TheNutrition survey in communities and sites with internally displaced persons (IDPs) in Burkina Faso, conducted by the non-governmental organization (NGO) Davycas in July and August 2020 with support from the Ministry of Health and in collaboration with the World Food Programme (WFP) and UNICEF, was carried out in 11 communes with a high concentration of internally displaced people. These communes are home to a total of 576,972 displaced people, or 57 per cent of the 1,013,234 registered nationally. Children account for 60 per cent of all internally displaced people in Burkina Faso.
“The aggravating factors causing the nutritional situation of children to deteriorate in these areas are primarily linked to the displacement of populations due to insecurity and reduced access to livelihoods, health care and nutrition services,” said James Mugaju, UNICEF Deputy Representative in Burkina Faso. “The coronavirus pandemic has had a brutal impact on families’ ability to provide for the basic needs of their children. Children are paying the highest price, facing a triple crisis: security, health and food.”
According to the survey, 18.4 per cent of children in Gorom-Gorom in the Sahel region and 16.1 per cent of children in the Barsalogho IDP site in the Centre-Nord region are suffering from global acute malnutrition, surpassing the World Health Organization (WHO) emergency threshold of 15 per cent. Also alarming, the communes of Dori, Gorgadji, Bourzanga and Fada N’Gourmaall have a high prevalence of global acute malnutrition, ranging from 12.5 per cent to 13.6 per cent. Rates of global acute malnutrition among children in the communes of Barsalogho, Kongoussi, Ouahigouya, Kaya and Matiacoali, range from 8.6 per cent to 9.6 per cent.
Areas with particularly high prevalence of acute malnutrition among children are also those with the highest number of acutely food-insecure families. For example, the commune of Gorom-Gorom with its global acute malnutrition rate of 18.4 per cent is situated in Oudalan Province where one in five households is experiencing extreme food scarcity. All the other surveyed communes are in provinces with crisis levels of food insecurity.
“We need to further intensify efforts with partners and authorities to ensure the continuity of nutrition services in hard-to-reach areas and to provide an integrated package of prevention and treatment of malnutrition to reach these children in urgent need. This is essential because good nutrition for children, from their first days and months, protects them from disease and infection, and helps them to recover when they fall ill,” said James Mugaju.

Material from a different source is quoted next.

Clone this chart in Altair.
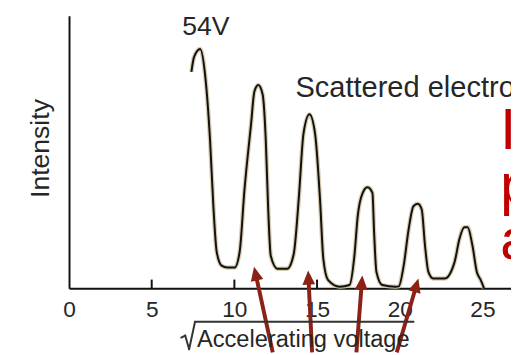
import math
import altair as alt
import pandas as pd

# ---- data ----
volt = [7.40, 7.56, 7.93, 8.23, 8.53, 8.73, 8.93, 9.23, 9.58, 10.02,
        10.32, 10.61, 11.01, 11.21, 11.45, 11.71, 11.90, 12.04, 12.20, 12.60,
        13.20, 13.59, 13.89, 14.18, 14.54, 14.88, 15.18, 15.38, 15.67, 16.37,
        16.96, 17.26, 17.46, 17.76, 18.05, 18.35, 18.45, 18.59, 18.95, 19.74,
        19.94, 20.24, 20.54, 20.83, 21.09, 21.33, 21.53, 21.73, 22.02, 22.72,
        23.32, 23.61, 23.91, 24.11, 24.40, 24.66, 24.90, 25.10]
intensity = [79.4, 84.8, 87.8, 78.3, 54.2, 30.1, 13.4, 8.3, 7.6, 7.6,
             13.4, 36.1, 60.3, 72.2, 74.6, 71.1, 54.2, 30.0, 11.9, 7.2,
             7.2, 12.6, 32.5, 56.7, 63.8, 56.7, 32.5, 10.8, 3.0, 0.6,
             1.2, 12.0, 26.5, 35.0, 37.1, 35.0, 20.6, 6.1, 1.2, 0.6,
             0.7, 8.3, 21.7, 30.1, 31.0, 28.9, 15.6, 6.1, 3.6, 3.6,
             9.7, 18.1, 22.4, 22.4, 15.6, 6.1, 3.0, 0.0]

axis_ticks = [0, 5, 10, 15, 20, 25]
inner_ticks = [5, 10, 15]
inner_tick_len = [3.2, 3.2, 3.2]

arrow_tip_v = [11.19, 14.46, 17.74, 21.13]
arrow_tip_i = [7.94, 6.50, 4.69, 3.61]
arrow_tail_v = [12.32, 14.70, 17.38, 19.82]
arrow_tail_i = [-23.5, -23.5, -23.5, -23.5]

peak_label = ["54V"]
curve_label = ["Scattered electrons"]
red_lines = ["Interference", "peaks", "at"]
x_title = ["Accelerating voltage"]
y_title = ["Intensity"]

# ---- layout ----
W, H = 449, 277
XMAX = 26.73
px_v = W / XMAX
px_i = H / 100.0
FONT = "Liberation Sans"
INK = "#262626"
ARROW = "#8c2116"
RED = "#c00000"

xs = alt.Scale(domain=[0, XMAX], nice=False, zero=False)
ys = alt.Scale(domain=[0, 100], nice=False)

curve_df = pd.DataFrame({"v": volt, "i": intensity})

x_axis = alt.Axis(values=axis_ticks, title=None, ticks=False, tickSize=0, labelPadding=11,
                  labelFontSize=23, labelFont=FONT, labelColor=INK, labelFlush=False,
                  domainColor="#111", domainWidth=2, grid=False, format="d")
y_axis = alt.Axis(title=None, labels=False, ticks=False, tickSize=0,
                  domainColor="#111", domainWidth=2, grid=False)

halo = alt.Chart(curve_df).mark_line(interpolate="monotone", color="#cfc0a0",
                                     strokeWidth=4.5, opacity=0.8).encode(
    x=alt.X("v:Q", scale=xs, axis=x_axis),
    y=alt.Y("i:Q", scale=ys, axis=y_axis))
curve = alt.Chart(curve_df).mark_line(interpolate="monotone", color="#111",
                                      strokeWidth=2).encode(
    x=alt.X("v:Q", scale=xs), y=alt.Y("i:Q", scale=ys))

tick_df = pd.DataFrame({"v": inner_ticks, "y0": [0] * len(inner_ticks), "y1": inner_tick_len})
ticks = alt.Chart(tick_df).mark_rule(color="#111", strokeWidth=2).encode(
    x=alt.X("v:Q", scale=xs), y=alt.Y("y0:Q", scale=ys), y2="y1:Q")

# arrows
rows = []
for tv, ti, av, ai in zip(arrow_tip_v, arrow_tip_i, arrow_tail_v, arrow_tail_i):
    dx = (tv - av) * px_v
    dy = (ti - ai) * px_i
    ln = math.hypot(dx, dy)
    ang = math.degrees(math.atan2(dx, dy)) % 360
    back = 8.0
    rows.append({"tv": tv, "ti": ti, "av": av, "ai": ai,
                 "ev": tv - dx / ln * back / px_v, "ei": ti - dy / ln * back / px_i,
                 "ang": ang})
arrow_df = pd.DataFrame(rows)
shafts = alt.Chart(arrow_df).mark_rule(color=ARROW, strokeWidth=4).encode(
    x=alt.X("av:Q", scale=xs), y=alt.Y("ai:Q", scale=ys), x2="ev:Q", y2="ei:Q")
heads = alt.Chart(arrow_df).mark_point(shape="M0,0 L-0.45,1 L0.45,1 Z", filled=True,
                                       size=820, color=ARROW, opacity=1, strokeWidth=0).encode(
    x=alt.X("tv:Q", scale=xs), y=alt.Y("ti:Q", scale=ys),
    angle=alt.Angle("ang:Q", scale=None))


def label(texts, x, y, size, color=INK, align="center", baseline="alphabetic", angle=0, font=FONT):
    df = pd.DataFrame({"t": texts})
    kw = dict(font=font, fontSize=size, color=color, align=align, baseline=baseline)
    if angle:
        kw["angle"] = angle
    return alt.Chart(df).mark_text(**kw).encode(text="t:N", x=alt.value(x), y=alt.value(y))


def seg(x1, y1, x2, y2, color="#333", w=2):
    return alt.Chart(pd.DataFrame({"a": [0]})).mark_rule(color=color, strokeWidth=w,
                                                         strokeCap="round").encode(
        x=alt.value(x1), y=alt.value(y1), x2=alt.value(x2), y2=alt.value(y2))


t54 = label(peak_label, 139, 20, 27)
tsc = label(curve_label, 230, 83, 29.5, align="left")
tyt = label(y_title, -28, 135, 27, angle=270, baseline="middle")
txt = label(x_title, 130, 337, 24, align="left")
# square-root sign over the x title
rad1 = seg(114, 327, 118, 325)
rad2 = seg(118, 325, 122, 339)
rad3 = seg(122, 339, 128, 311)
overline = seg(128, 311, 350, 311)

red_layers = [label([red_lines[k]], 438, 135 + 56 * k, 58, color=RED, align="left")
              for k in range(len(red_lines))]

chart = alt.layer(halo, curve, ticks, shafts, heads, t54, tsc, tyt, txt,
                  rad1, rad2, rad3, overline, *red_layers).properties(
    width=W, height=H,
    padding={"left": 62, "top": 5, "right": 0, "bottom": 65},
    autosize=alt.AutoSizeParams(type="none"),
    background="white",
).configure_view(stroke=None)

chart.save("out.html", embed_options={"renderer": "svg", "actions": False})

UNICEF and its partners are ramping up their response on the ground. Community health workers have been mobilized to travel to the most remote areas in order to screen and treat malnourished children at the community level. They are also providing advice on best feeding practices for infants and young children, including in emergency situations.
UNICEF is supporting health authorities and is strengthening efforts to procure and deliver therapeutic foods (milk and ready-to-use therapeutic foods) needed to treat acute malnutrition to health-care facilities. Since the start of this year, more than 52,600 cartons of therapeutic food (737 tons) have been delivered to health-care facilities and 51,685 children have been treated for severe acute malnutrition.